An Interview From The Kentucky Herald-Leader.

A FORMER TRAVELER JOURNEYS ON HER OWN

Going solo, singer sticks with what she likes

By Walter Tunis

It can be argued that all great music is a communal creation. It might boast a leader, conductor or some guiding presence. But the resulting sound is inevitably a conversation. 

As proof, let us view the recording of Martha Scanlan. She was raise on old-time music and bluegrass, and the very traditional heart of her musical labor has taken her from Montana to Johnson City, Tenn., and from prestigious gatherings like Colorado’s Telluride Bluegrass Festival to the stage of the Grand Ole Opry.

"That’s what is so nice about traditional music, said Scanlan, There is such and ease about it because the music belongs to everybody. There’s this wonderful consciousness and connectedness about it."

Scanlan is possessed of a voice of stirring but almost brittle calm and songs that plow and cultivate emotions in a sort of musical harvest; her initial performance vehicle was a Tennessee ensemble called Reeltime Travelers.  A pack of like-minded string music enthusiasts, the Travelers forged seemingly antique folk and country into two killer indie albums and a wondrous tune called Like a Songbird That Has Fallen. Scanlan didn’t write that song, although given its scratchy folk feel and sense of homey faith, she could have.  It was penned by Bob Neuwirth and T Bone Burnett, the musical troubadours who enlisted Scanlan and the Travelers to record the song for the soundtrack to the hit 2003 film Cold Mountain. 

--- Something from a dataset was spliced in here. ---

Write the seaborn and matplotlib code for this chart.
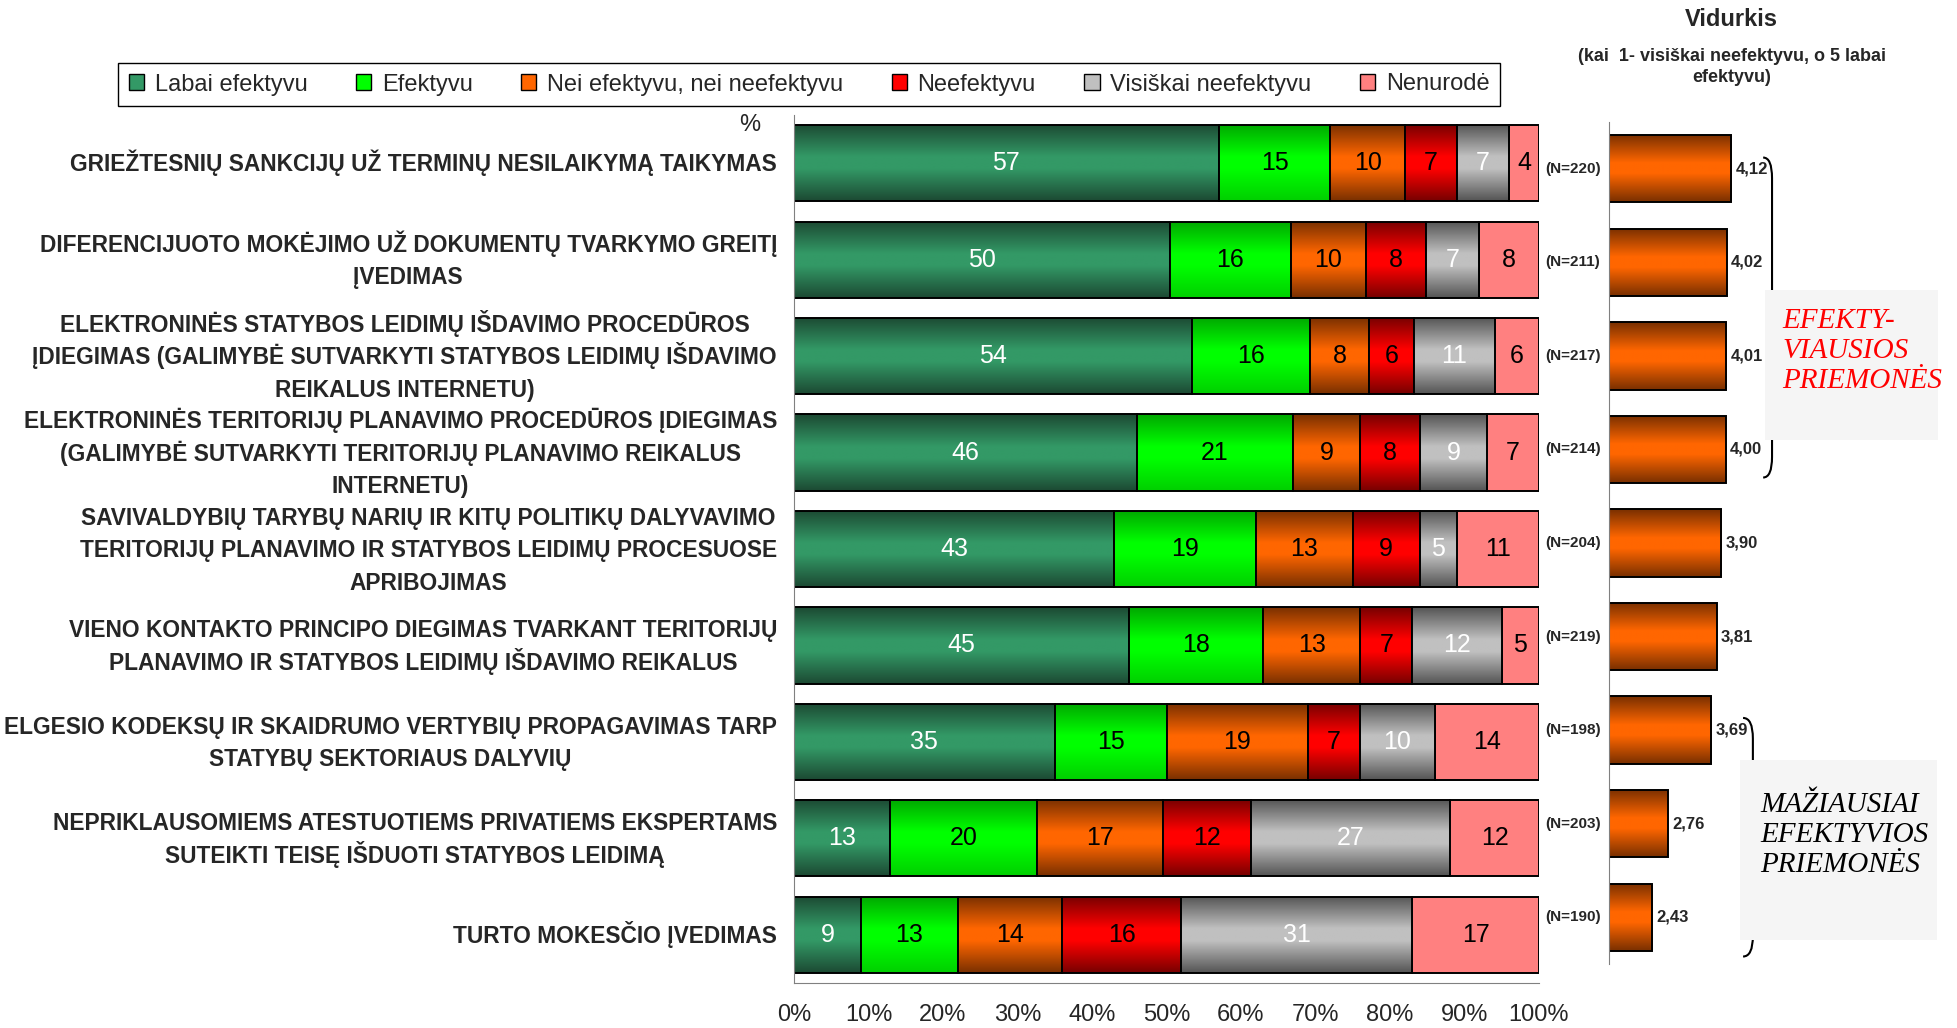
# Priemonių efektyvumo vertinimas: 100% sukrauti stulpeliai + vidurkiai
import numpy as np
import matplotlib
matplotlib.use("Agg")
import matplotlib.pyplot as plt
import seaborn as sns
from matplotlib.colors import LinearSegmentedColormap
from matplotlib.patches import Patch, PathPatch, Rectangle
from matplotlib.path import Path

# --- duomenys ---
labels = [
    "GRIEŽTESNIŲ SANKCIJŲ UŽ TERMINŲ NESILAIKYMĄ TAIKYMAS",
    "DIFERENCIJUOTO MOKĖJIMO UŽ DOKUMENTŲ TVARKYMO GREITĮ\nĮVEDIMAS",
    "ELEKTRONINĖS STATYBOS LEIDIMŲ IŠDAVIMO PROCEDŪROS\nĮDIEGIMAS (GALIMYBĖ SUTVARKYTI STATYBOS LEIDIMŲ IŠDAVIMO\nREIKALUS INTERNETU)",
    "ELEKTRONINĖS TERITORIJŲ PLANAVIMO PROCEDŪROS ĮDIEGIMAS\n(GALIMYBĖ SUTVARKYTI TERITORIJŲ PLANAVIMO REIKALUS\nINTERNETU)",
    "SAVIVALDYBIŲ TARYBŲ NARIŲ IR KITŲ POLITIKŲ DALYVAVIMO\nTERITORIJŲ PLANAVIMO IR STATYBOS LEIDIMŲ PROCESUOSE\nAPRIBOJIMAS",
    "VIENO KONTAKTO PRINCIPO DIEGIMAS TVARKANT TERITORIJŲ\nPLANAVIMO IR STATYBOS LEIDIMŲ IŠDAVIMO REIKALUS",
    "ELGESIO KODEKSŲ IR SKAIDRUMO VERTYBIŲ PROPAGAVIMAS TARP\nSTATYBŲ SEKTORIAUS DALYVIŲ",
    "NEPRIKLAUSOMIEMS ATESTUOTIEMS PRIVATIEMS EKSPERTAMS\nSUTEIKTI TEISĘ IŠDUOTI STATYBOS LEIDIMĄ",
    "TURTO MOKESČIO ĮVEDIMAS",
]
series_names = ["Labai efektyvu", "Efektyvu", "Nei efektyvu, nei neefektyvu",
                "Neefektyvu", "Visiškai neefektyvu", "Nenurodė"]
labai = [57, 50, 54, 46, 43, 45, 35, 13, 9]
efektyvu = [15, 16, 16, 21, 19, 18, 15, 20, 13]
nei = [10, 10, 8, 9, 13, 13, 19, 17, 14]
neefektyvu = [7, 8, 6, 8, 9, 7, 7, 12, 16]
visiskai = [7, 7, 11, 9, 5, 12, 10, 27, 31]
nenurode = [4, 8, 6, 7, 11, 5, 14, 12, 17]
n_resp = [220, 211, 217, 214, 204, 219, 198, 203, 190]
vidurkis = [4.12, 4.02, 4.01, 4.00, 3.90, 3.81, 3.69, 2.76, 2.43]

# --- stiliai ---
base_colors = ["#339966", "#00ff00", "#ff6600", "#ff0000", "#c0c0c0", "#ff8080"]
grad_colors = [
    ["#1c4a33", "#339966", "#339966", "#1c4a33"],
    ["#00a800", "#00ff00", "#00ff00", "#00d000"],
    ["#7a3000", "#ff6600", "#ff6600", "#7a3000"],
    ["#780000", "#ff0000", "#ff0000", "#780000"],
    ["#555555", "#c0c0c0", "#c0c0c0", "#555555"],
    None,
]
text_colors = ["white", "black", "black", "black", "white", "black"]

sns.set_style("white")
plt.rcParams["font.family"] = ["Liberation Sans", "DejaVu Sans"]


def gradient(ax, patch, colors, z):
    x0, y0 = patch.get_x(), patch.get_y()
    w, h = patch.get_width(), patch.get_height()
    x1 = x0 + w
    x0 = max(x0, ax.get_xlim()[0])
    cmap = LinearSegmentedColormap.from_list(
        "g", list(zip([0, 0.42, 0.58, 1], colors)))
    img = np.linspace(0, 1, 100).reshape(-1, 1)
    im = ax.imshow(img, cmap=cmap, extent=(x0, x1, y0 + h, y0),
                   origin="upper", aspect="auto", interpolation="bilinear",
                   zorder=z)
    im.set_clip_path(patch)
    patch.set_facecolor("none")
    patch.set_zorder(z + 0.5)


W, H = 1957, 1028
fig = plt.figure(figsize=(W / 100, H / 100), dpi=100)
ax = fig.add_axes([794 / W, 1 - 983 / H, 745 / W, 868 / H])
ax2 = fig.add_axes([1609 / W, 1 - 964 / H, 163.5 / W, 842 / H])

data = np.array([labai, efektyvu, nei, neefektyvu, visiskai, nenurode], float)
totals = data.sum(axis=0)
cum = np.zeros(len(labels))
for k, vals in enumerate(data):
    right = cum + vals
    sns.barplot(x=right / totals * 100, y=labels, order=labels, orient="h",
                color=base_colors[k], saturation=1, width=0.79,
                edgecolor="black", linewidth=1.4, ax=ax)
    cont = ax.containers[-1]
    ax.set_xlim(0, 100)
    for p, left in zip(cont.patches, cum / totals * 100):
        p.set_width(p.get_width() - left)
        p.set_x(left)
        if grad_colors[k] is not None:
            gradient(ax, p, grad_colors[k], 2 + k)
    ax.bar_label(cont, labels=[str(int(v)) for v in vals], label_type="center",
                 color=text_colors[k], fontsize=18, zorder=20)
    cum = right

ax.set_xlim(0, 100)
ax.set_ylim(len(labels) - 0.5, -0.5)
ax.set_xticks(np.arange(0, 101, 10))
ax.set_xticklabels([f"{v}%" for v in range(0, 101, 10)], fontsize=17)
ax.set_yticks(np.arange(-0.5, len(labels), 1), minor=True)
ax.set_yticklabels([])
ax.tick_params(axis="y", which="major", length=0)
ax.tick_params(axis="y", which="minor", length=5, color="#808080", direction="out")
ax.tick_params(axis="x", length=5, color="#808080", direction="out", pad=10)
for s in ["top", "right"]:
    ax.spines[s].set_visible(False)
for s in ["left", "bottom"]:
    ax.spines[s].set_color("#808080")
ax.set_xlabel("")
ax.set_ylabel("")

# kategorijų užrašai: eilutės centruotos, vienodas tarpas tarp eilučių
lab_fs = 16.4
line_dy = 0.337          # eilučių tarpas kategorijos vienetais
right_pad = 17           # px nuo ašies
renderer = fig.canvas.get_renderer()
for i, lab in enumerate(labels):
    lines = lab.split("\n")
    widths = []
    for ln in lines:
        t = fig.text(0, 0, ln, fontsize=lab_fs, fontweight="bold")
        widths.append(t.get_window_extent(renderer).width)
        t.remove()
    xc = -(right_pad + max(widths) / 2) * 0.72
    for j, ln in enumerate(lines):
        yy = i + (j - (len(lines) - 1) / 2) * line_dy
        ax.annotate(ln, xy=(0, yy), xycoords=("axes fraction", "data"),
                    xytext=(xc, -0.36 * lab_fs), textcoords="offset points",
                    ha="center", va="baseline", fontsize=lab_fs,
                    fontweight="bold", annotation_clip=False)

# --- vidurkiai ---
sns.barplot(x=vidurkis, y=labels, order=labels, orient="h", color="#ff6600",
            saturation=1, width=0.72, edgecolor="black", linewidth=1.4, ax=ax2)
ax2.set_xlim(1.5, 5.0)
cont2 = ax2.containers[-1]
for p in cont2.patches:
    gradient(ax2, p, grad_colors[2], 2)
ax2.bar_label(cont2, labels=[f"{v:.2f}".replace(".", ",") for v in vidurkis],
              padding=3, fontsize=12, fontweight="bold", zorder=20)
ax2.set_xlim(1.5, 5.0)
ax2.set_ylim(len(labels) - 0.5, -0.5)
ax2.set_xticks([])
ax2.set_yticks([])
ax2.set_yticks(np.arange(-0.5, len(labels), 1), minor=True)
ax2.tick_params(axis="y", which="minor", length=5, color="#808080", direction="out")
for s in ["top", "right", "bottom"]:
    ax2.spines[s].set_visible(False)
ax2.spines["left"].set_color("#808080")
ax2.spines["left"].set_zorder(10)
ax2.set_xlabel("")
ax2.set_ylabel("")

for i, n in enumerate(n_resp):
    ax2.annotate(f"(N={n})", xy=(0, i), xycoords=("axes fraction", "data"),
                 xytext=(-46, 0), textcoords="offset points", ha="left",
                 va="center", fontsize=11, fontweight="bold")

# --- antraštės ---
fig.text(1731 / W, 1 - 19 / H, "Vidurkis", ha="center", va="center",
         fontsize=17, fontweight="bold")
fig.text(1732 / W, 1 - 67 / H, "(kai  1- visiškai neefektyvu, o 5 labai\nefektyvu)",
         ha="center", va="center", fontsize=13, fontweight="bold", linespacing=1.25)
fig.text(750 / W, 1 - 125 / H, "%", ha="center", va="center", fontsize=17)

handles = [Patch(facecolor=c, edgecolor="black", linewidth=1) for c in base_colors]
leg = fig.legend(handles, series_names, ncol=6, loc="center",
                 bbox_to_anchor=(809 / W, 1 - 84.5 / H), fontsize=17,
                 handlelength=0.65, handleheight=0.65, handletextpad=0.45,
                 columnspacing=2.05, borderpad=0.45, borderaxespad=0,
                 fancybox=False, framealpha=1, edgecolor="black")
leg.get_frame().set_linewidth(1)

# --- skliaustai ir grupių užrašai ---
def brace(axx, y0, y1, ym, xe, xs, xc, r=0.22):
    verts = [(xe, y0), (xs, y0), (xs, y0 + r), (xs, ym - r), (xs, ym), (xc, ym),
             (xs, ym), (xs, ym + r), (xs, y1 - r), (xs, y1), (xe, y1)]
    codes = [Path.MOVETO, Path.CURVE3, Path.CURVE3, Path.LINETO, Path.CURVE3,
             Path.CURVE3, Path.CURVE3, Path.CURVE3, Path.LINETO, Path.CURVE3,
             Path.CURVE3]
    axx.add_patch(PathPatch(Path(verts, codes), fill=False, lw=1.5,
                            edgecolor="black", clip_on=False))

fig.patches.append(Rectangle((1765 / W, 1 - 440 / H), 173 / W, 150 / H,
                             transform=fig.transFigure, facecolor="#f5f5f5",
                             edgecolor="none", zorder=0))
fig.patches.append(Rectangle((1740 / W, 1 - 940 / H), 197 / W, 180 / H,
                             transform=fig.transFigure, facecolor="#f5f5f5",
                             edgecolor="none", zorder=0))
brace(ax2, -0.12, 3.3, 1.6, 4.80, 4.99, 5.14)
brace(ax2, 5.87, 8.42, 7.14, 4.37, 4.58, 4.77)

fig.text(1782 / W, 1 - 351 / H, "EFEKTY-\nVIAUSIOS\nPRIEMONĖS", ha="left",
         va="center", color="#ff0000", fontsize=21, style="italic",
         family=["Liberation Serif", "DejaVu Serif"], linespacing=1.2)
fig.text(1760 / W, 1 - 835 / H, "MAŽIAUSIAI\nEFEKTYVIOS\nPRIEMONĖS", ha="left",
         va="center", color="black", fontsize=21, style="italic",
         family=["Liberation Serif", "DejaVu Serif"], linespacing=1.2)

fig.savefig("out.png", dpi=100)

Then the travelers got a serious taste of communal music by hitting the road with Alison Krauss and Union Station, Ralph Stanley, Ollabelle, the Nashville Bluegrass Band and most of the Cold Mountain crew for an Americana caravan called the Great High Mountain tour.  

“What an amazing experience being with the Travelers was”, Scanlan said. “For so much of our career, it was a true grass-roots operation, a band supported so generously by the people who enjoyed our music. I grew up musically with them. It was a time that was so fulfilling and rich.”

When the travelers quietly called it a day in 2005, Scanlan set off on what would become her most adventurous collaboration, a project that would heighten and expand her roosts-music inspirations.  The result was the singer’s debut solo album.

“The album, to me, is essentially a jam session that just happened to be recorded,” she said.

Titled The West Was Burning, Scanlan’s album gathers together multi-instrumentalist Dirk Powell, who also produced the album; Amy Helm and Glenn Patscha of Ollabelle, and banjoist Riley Baugus.  All were players who bonded quickly with Scanlan on the Great High Mountain Tour.

“Ollabelle and Reeltime Travelers shared dressing rooms on the tour,” Scanlan remembered. “In most places we played, Alison Krauss had the first floor. The rest of us would be on the second. And we just played music all the time, onstage and off.”

But an outside Mountain man would soon enter the picture –namely, Helm’s famous father, drummer Levon Helm. He was part of an Americana excavation a generation earlier as a founding member of The Band.  Together, the ensemble convened at the elder Helm’s recording studio in Woodstock, N.Y.

Initially, though, Scanlan didn’t want to make a fuss.  In what was perhaps a reflection of the intimate string sound she crated with the Travelers, she pondered a similar foolish flavor for The West Was Burning.

“At first, I was just thinking about having brushes and guitar on the songs,” she said. “But doing that with Levon Helm there would have been like starting an art project with Picasso and only using a pencil.”

Along with sessions cut at Cypress House in St. Martinville, LA., a regular haunt of producer Powell, The West Was Burning echoes the earthy string music of the Travelers on Seed of the Pine but opens up in the pedal-steel country sway of I Don’t Even Have To Ask and the rugged electric gospel charge of Get Right Church.

“A lot of these sounds I simply grew up with,” Scanlan said.  “This is music I like. But I never imagined having the opportunity to go in so many directions with the music I’m making or develop so many wonderful friendships along the way.”